High Arctic will be holding a conference call on August 29, 2016 at 2:00 p.m. MST to further discuss the transaction. To access the conference call by telephone dial:

1-866-225-0198 or 1-416-340-2218.

The conference call will be available for replay two hours after the call ends at 1-800-408-3053 and entering passcode 4945994. It will remain available until September 6, 2016. An audio recording of the call will also be available within 24 hours on the Corporation's website at www.haes.ca.

About High Arctic

High Arctic is a publicly traded corporation listed on the Toronto Stock Exchange under the symbol "HWO". The Corporation's principal focus is to provide drilling and specialized well completion services, equipment rentals and other services to the oil and gas industry.

High Arctic's largest operation is in Papua New Guinea where it provides drilling and specialized well completion services and supplies rig matting, camps and drilling support equipment on a rental basis. The Canadian operation will provide well servicing, well abandonment, snubbing, and nitrogen services, and equipment on a rental basis to a large number of oil and natural gas exploration and production companies operating in Western Canada.

FORWARD-LOOKING STATEMENTS

Certain statements contained in this news release constitute "forward-looking statements" and/or "forward-looking information" within the meaning of applicable securities laws (collectively referred to as "forward-looking statements"). When used in this news release, the words "may", "would", "could", "will", "intend", "plan", "anticipate", "believe", "seek", "propose", "estimate", "expect", and similar expressions, as they relate to High Arctic, or its management, are intended to identify forward-looking statements. Such statements reflect the current views of the Corporation with respect to future events and operating performance and are subject to certain risks, uncertainties and assumptions. Such forward-looking statements speak only as of the date of this news release. Many factors could cause the Corporation's actual results, performance or achievements to vary from those described in this news release.
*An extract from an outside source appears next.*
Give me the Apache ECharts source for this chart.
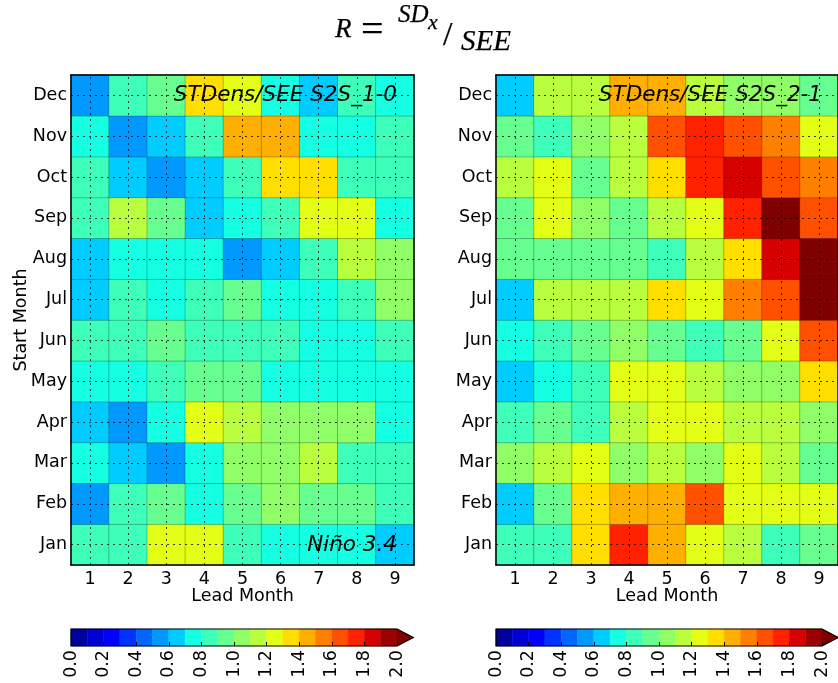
<!DOCTYPE html>
<html>
<head>
<meta charset="utf-8">
<script src="https://cdn.jsdelivr.net/npm/echarts@6/dist/echarts.min.js"></script>
<style>
  html, body { margin: 0; padding: 0; background: #ffffff; }
  #chart { width: 838px; height: 683px; }
</style>
</head>
<body>
<div id="chart"></div>
<script>
// Axis categories
const leadMonths = ['1', '2', '3', '4', '5', '6', '7', '8', '9'];
const startMonths = ['Jan', 'Feb', 'Mar', 'Apr', 'May', 'Jun', 'Jul', 'Aug', 'Sep', 'Oct', 'Nov', 'Dec'];

// STDens/SEE ratio, S2S_1-0 (rows follow startMonths, columns follow leadMonths)
const ratioS2S10 = [
  [0.85, 0.85, 1.25, 1.25, 0.85, 0.75, 0.75, 0.75, 0.65], // Jan
  [0.55, 0.85, 0.95, 0.75, 0.95, 1.05, 0.95, 0.95, 0.85], // Feb
  [0.75, 0.65, 0.55, 0.75, 1.05, 1.05, 1.15, 0.85, 0.85], // Mar
  [0.65, 0.55, 0.75, 1.25, 1.15, 1.05, 1.05, 1.05, 0.75], // Apr
  [0.75, 0.75, 0.85, 0.95, 0.95, 0.75, 0.75, 0.75, 0.75], // May
  [0.85, 0.85, 0.95, 0.85, 0.85, 0.85, 0.75, 0.75, 0.85], // Jun
  [0.65, 0.85, 0.75, 0.85, 0.95, 0.75, 0.75, 0.85, 1.05], // Jul
  [0.65, 0.75, 0.75, 0.75, 0.55, 0.65, 0.85, 1.15, 1.05], // Aug
  [0.85, 1.15, 0.95, 0.65, 0.75, 0.85, 1.25, 1.25, 0.75], // Sep
  [0.85, 0.65, 0.55, 0.65, 0.85, 1.35, 1.35, 0.85, 0.85], // Oct
  [0.75, 0.55, 0.65, 0.85, 1.45, 1.45, 0.75, 0.75, 0.85], // Nov
  [0.55, 0.85, 0.95, 1.35, 1.25, 0.75, 0.65, 0.85, 0.75]  // Dec
];

// STDens/SEE ratio, S2S_2-1
const ratioS2S21 = [
  [0.85, 0.85, 1.35, 1.75, 1.45, 1.25, 1.15, 0.85, 0.95], // Jan
  [0.65, 0.95, 1.35, 1.45, 1.45, 1.65, 1.25, 1.25, 1.25], // Feb
  [1.05, 1.15, 1.25, 1.05, 1.15, 1.05, 1.25, 1.15, 0.95], // Mar
  [0.85, 0.95, 0.85, 1.15, 1.25, 1.25, 1.15, 1.15, 1.05], // Apr
  [0.65, 0.75, 0.85, 1.25, 1.25, 1.15, 1.05, 1.05, 1.35], // May
  [0.75, 0.85, 0.95, 1.05, 0.95, 0.85, 0.95, 1.25, 1.65], // Jun
  [0.65, 1.15, 1.15, 1.15, 1.35, 1.25, 1.55, 1.65, 2.05], // Jul
  [0.95, 0.95, 0.95, 0.95, 0.85, 1.15, 1.35, 1.85, 2.05], // Aug
  [0.95, 1.25, 1.05, 0.95, 1.15, 1.25, 1.75, 2.05, 1.65], // Sep
  [1.15, 1.25, 0.95, 1.15, 1.35, 1.75, 1.85, 1.65, 1.55], // Oct
  [0.95, 0.85, 1.05, 1.15, 1.65, 1.75, 1.65, 1.55, 1.25], // Nov
  [0.65, 1.15, 1.15, 1.45, 1.45, 1.15, 1.05, 1.05, 0.95]  // Dec
];

// Colour levels of the colorbar and its tick labels
const cbarLevels = [0.0, 0.1, 0.2, 0.3, 0.4, 0.5, 0.6, 0.7, 0.8, 0.9, 1.0,
                    1.1, 1.2, 1.3, 1.4, 1.5, 1.6, 1.7, 1.8, 1.9, 2.0];
const cbarTicks = [0.0, 0.2, 0.4, 0.6, 0.8, 1.0, 1.2, 1.4, 1.6, 1.8, 2.0];
const cbarOverWidth = 0.1; // length of the "extend max" triangle, in data units

// matplotlib "jet" colormap
const jetSegments = {
  r: [[0, 0], [0.35, 0], [0.66, 1], [0.89, 1], [1, 0.5]],
  g: [[0, 0], [0.125, 0], [0.375, 1], [0.64, 1], [0.91, 0], [1, 0]],
  b: [[0, 0.5], [0.11, 1], [0.34, 1], [0.65, 0], [1, 0]]
};
function segInterp(pts, t) {
  for (let i = 0; i < pts.length - 1; i++) {
    const [x0, y0] = pts[i], [x1, y1] = pts[i + 1];
    if (t <= x1) return y0 + (y1 - y0) * (t - x0) / (x1 - x0);
  }
  return pts[pts.length - 1][1];
}
function jet(t) {
  const c = ['r', 'g', 'b'].map(k => Math.round(255 * segInterp(jetSegments[k], t)));
  return 'rgb(' + c.join(',') + ')';
}

const nBins = cbarLevels.length - 1;
const pieces = [];
for (let i = 0; i < nBins; i++) {
  pieces.push({ gte: cbarLevels[i], lt: cbarLevels[i + 1], color: jet((i + 0.5) / nBins) });
}
pieces.push({ gte: cbarLevels[nBins], color: jet(1) });

function toCells(rows) {
  const out = [];
  rows.forEach((row, y) => row.forEach((v, x) => out.push([x, y, v])));
  return out;
}

const FONT = '"DejaVu Sans", sans-serif';
const LABEL_SIZE = 17.5;

const gridLines = {
  silent: true,
  symbol: ['none', 'none'],
  label: { show: false },
  emphasis: { disabled: true },
  animation: false,
  lineStyle: { type: [2, 4], color: '#000', width: 1, opacity: 0.75 },
  data: leadMonths.map(m => ({ xAxis: m })).concat(startMonths.map(m => ({ yAxis: m })))
};

function panelAxes(gridIndex, withYName) {
  const common = {
    gridIndex,
    type: 'category',
    z: 10,
    axisLine: { lineStyle: { color: '#000', width: 1.5 } },
    axisTick: { inside: true, alignWithLabel: true, length: 4, lineStyle: { color: '#000' } },
    splitLine: { show: false }
  };
  const xs = [
    Object.assign({}, common, {
      position: 'bottom', data: leadMonths,
      axisLabel: { color: '#000', fontSize: LABEL_SIZE, fontFamily: FONT, margin: 5 },
      name: 'Lead Month', nameLocation: 'middle', nameGap: 22, nameMoveOverlap: false,
      nameTextStyle: { color: '#000', fontSize: LABEL_SIZE, fontFamily: FONT }
    }),
    Object.assign({}, common, { position: 'top', data: leadMonths, axisLabel: { show: false } })
  ];
  const ys = [
    Object.assign({}, common, {
      position: 'left', data: startMonths,
      axisLabel: { color: '#000', fontSize: LABEL_SIZE, fontFamily: FONT, margin: 4 },
      name: withYName ? 'Start Month' : '', nameLocation: 'middle', nameGap: 41, nameMoveOverlap: false,
      nameTextStyle: { color: '#000', fontSize: LABEL_SIZE, fontFamily: FONT }
    }),
    Object.assign({}, common, { position: 'right', data: startMonths, axisLabel: { show: false } })
  ];
  return { xs, ys };
}

function cbarAxes(gridIndex) {
  return {
    x: {
      gridIndex, type: 'value', min: cbarLevels[0], max: cbarLevels[nBins], interval: 0.2,
      z: 10,
      axisLine: { show: false },
      axisTick: { inside: true, length: 4, lineStyle: { color: '#000' } },
      splitLine: { show: false },
      axisLabel: {
        rotate: 90, margin: 4, color: '#000', fontSize: LABEL_SIZE, fontFamily: FONT,
        customValues: cbarTicks,
        formatter: v => Number(v).toFixed(1)
      }
    },
    y: { gridIndex, type: 'value', min: 0, max: 1, show: false }
  };
}

const pL = panelAxes(0, true), pR = panelAxes(1, false);
const cL = cbarAxes(2), cR = cbarAxes(3);

const cbarBins = cbarLevels.slice(0, -1).map((lo, i) => [lo, cbarLevels[i + 1], (lo + cbarLevels[i + 1]) / 2]);
const cbarOver = [[cbarLevels[nBins], cbarLevels[nBins] + cbarOverWidth, cbarLevels[nBins] + cbarOverWidth / 2]];

function renderBin(params, api) {
  const lo = api.value(0), hi = api.value(1);
  const p0 = api.coord([lo, 0]), p1 = api.coord([hi, 1]);
  const color = api.visual('color');
  if (lo >= cbarLevels[nBins]) {
    return {
      type: 'polygon',
      shape: { points: [[p0[0], p1[1]], [p1[0], (p0[1] + p1[1]) / 2], [p0[0], p0[1]]] },
      style: { fill: color, stroke: color, lineWidth: 0.5 }
    };
  }
  return {
    type: 'rect',
    shape: { x: p0[0], y: p1[1], width: p1[0] - p0[0], height: p0[1] - p1[1] },
    style: { fill: color, stroke: color, lineWidth: 0.5 }
  };
}

function renderOutline(params, api) {
  const a = api.coord([cbarLevels[0], 1]);
  const b = api.coord([cbarLevels[nBins], 0]);
  const tip = api.coord([cbarLevels[nBins] + cbarOverWidth, 0.5]);
  return {
    type: 'polygon',
    shape: { points: [[a[0], a[1]], [b[0], a[1]], [tip[0], tip[1]], [b[0], b[1]], [a[0], b[1]]] },
    style: { fill: 'none', stroke: '#000', lineWidth: 1.2 },
    z2: 10
  };
}

function cbarSeries(axisIdx) {
  return [
    {
      type: 'custom', xAxisIndex: axisIdx, yAxisIndex: axisIdx, clip: false,
      renderItem: renderBin, data: cbarBins.concat(cbarOver), silent: true
    },
    {
      type: 'custom', xAxisIndex: axisIdx, yAxisIndex: axisIdx, clip: false, z: 5,
      renderItem: renderOutline, data: [[0]], silent: true
    }
  ];
}

function heatSeries(axisX, axisY, rows) {
  return {
    type: 'heatmap',
    xAxisIndex: axisX,
    yAxisIndex: axisY,
    data: toCells(rows),
    itemStyle: { borderColor: 'rgba(0,0,0,0.3)', borderWidth: 0.8 },
    emphasis: { disabled: true },
    silent: true,
    markLine: gridLines
  };
}

const titleFont = 'italic 21.5px ' + FONT;
const SERIF = '"Liberation Serif", serif';
const mathItalic = s => 'italic ' + s + 'px ' + SERIF;
const mathUpright = s => s + 'px ' + SERIF;

function mathText(text, x, y, font) {
  return {
    type: 'text', x, y,
    style: { text, font, fill: '#000', stroke: '#000', lineWidth: 0.25, textAlign: 'left', textVerticalAlign: 'middle' }
  };
}

const option = {
  animation: false,
  backgroundColor: '#ffffff',
  grid: [
    { left: 71, top: 75, width: 343, height: 490 },
    { left: 496, top: 75, width: 343, height: 490 },
    { left: 71, top: 629, width: 326, height: 17 },
    { left: 496, top: 629, width: 326, height: 17 }
  ],
  xAxis: [pL.xs[0], pL.xs[1], pR.xs[0], pR.xs[1], cL.x, cR.x],
  yAxis: [pL.ys[0], pL.ys[1], pR.ys[0], pR.ys[1], cL.y, cR.y],
  visualMap: {
    type: 'piecewise',
    show: false,
    dimension: 2,
    pieces: pieces,
    seriesIndex: [0, 1, 2, 4]
  },
  series: [
    heatSeries(0, 0, ratioS2S10),
    heatSeries(2, 2, ratioS2S21)
  ].concat(cbarSeries(4), cbarSeries(5)),
  graphic: [
    // panel annotations
    { type: 'text', x: 397, y: 95, z: 100,
      style: { text: 'STDens/SEE S2S_1-0', font: titleFont, fill: '#000', textAlign: 'right', textVerticalAlign: 'middle' } },
    { type: 'text', x: 397, y: 545, z: 100,
      style: { text: 'Niño 3.4', font: titleFont, fill: '#000', textAlign: 'right', textVerticalAlign: 'middle' } },
    { type: 'text', x: 822, y: 95, z: 100,
      style: { text: 'STDens/SEE S2S_2-1', font: titleFont, fill: '#000', textAlign: 'right', textVerticalAlign: 'middle' } },
    // R = SD_x / SEE
    mathText('R', 335, 30, mathItalic(27)),
    mathText('=', 361, 31, mathUpright(40)),
    mathText('SD', 398, 15, mathItalic(25)),
    mathText('x', 428, 23, mathItalic(22)),
    mathText('/', 443, 36, mathUpright(34)),
    mathText('SEE', 461, 42, mathItalic(29))
  ]
};

const chart = echarts.init(document.getElementById('chart'), null, { renderer: 'canvas' });
chart.setOption(option);
</script>
</body>
</html>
Should one or more of these risks or uncertainties materialize, or should assumptions underlying forward-looking statements prove incorrect, actual results may vary materially from those described in this news release as intended, planned, anticipated, believed, estimated or expected.

In particular, this news release contains or implies forward-looking statements pertaining to: corporate strategy; goals; general market conditions; the oil and natural gas industry, including ongoing activity levels and the impact of commodity pricing thereon; capital forecasts and spending by producers; demand for the Corporation's services and products, including those services and products to be acquired in connection with the Transaction; the Corporation's expansion and growth strategy; the impact of the reduction in oil and gas activity on the Corporation's 2016 activity and operations levels; the Corporation's proposed capital expenditure program and the intended use thereof; debt service; acquisition strategy and timing of potential acquisitions, including the expected closing of the Transaction; the impact of new facilities and products acquired in connection with the Transaction on the Corporation's financial and operational performance and growth opportunities; future capital needs; and access to capital.

Forward-looking statements concerning expected operating and economic conditions and the Transaction are based upon historical results experienced by Tervita and the Corporation, as well as assumptions concerning the levels of market activity and growth being consistent with historical industry activity in Canada and the U.S., taking into consideration similar phases of previous economic cycles.

Forward-looking statements concerning the relative future competitive position of the Corporation are based upon the assumption that economic and operating conditions, including commodity prices, crude oil and natural gas storage levels, interest and foreign exchange rates, the regulatory framework regarding oil and natural gas royalties, environmental regulatory matters, the ability of the Corporation to successfully market their services and products, and drilling and production activity generally in North America, will lead to sufficient demand for the Corporation's products and services, including demand for oilfield services, drilling and completion of oil and natural gas wells. Forward-looking statements concerning the relative future competitive position of the Corporation are also based on the assumption that the current business environment will remain substantially unchanged, and that present and anticipated programs and expansion plans of other organizations operating in the energy industry may change the demand for the Corporation's products and services, including those acquired as part of the Transaction. Forward-looking statements concerning the nature and timing of growth are based on historical factors that have affected the growth of the Corporation, past sources of growth and expectations relating to future economic and operating conditions.

Forward-looking statements involve significant risks and uncertainties, should not be read as guarantees of future performance or results, and will not necessarily be accurate indications of whether such results will be achieved as stated, or at all. Readers are cautioned not to place undue reliance on these statements as a number of factors could cause actual results to differ materially from the results discussed in these forward-looking statements, including but not limited to those factors referred to and listed under the heading "Risk Factors" in the Corporation's Annual Information Form for the year ended December 31, 2015 available on www.sedar.com, and also those risks associated with the possible failure to realize the anticipated synergies in integrating the operating assets acquired in the Transaction with the current operations of High Arctic. The forward-looking statements in this news release are expressly qualified by this cautionary statement. Unless otherwise required by law, High Arctic does not intend, or assume any obligation, to update these forward-looking statements.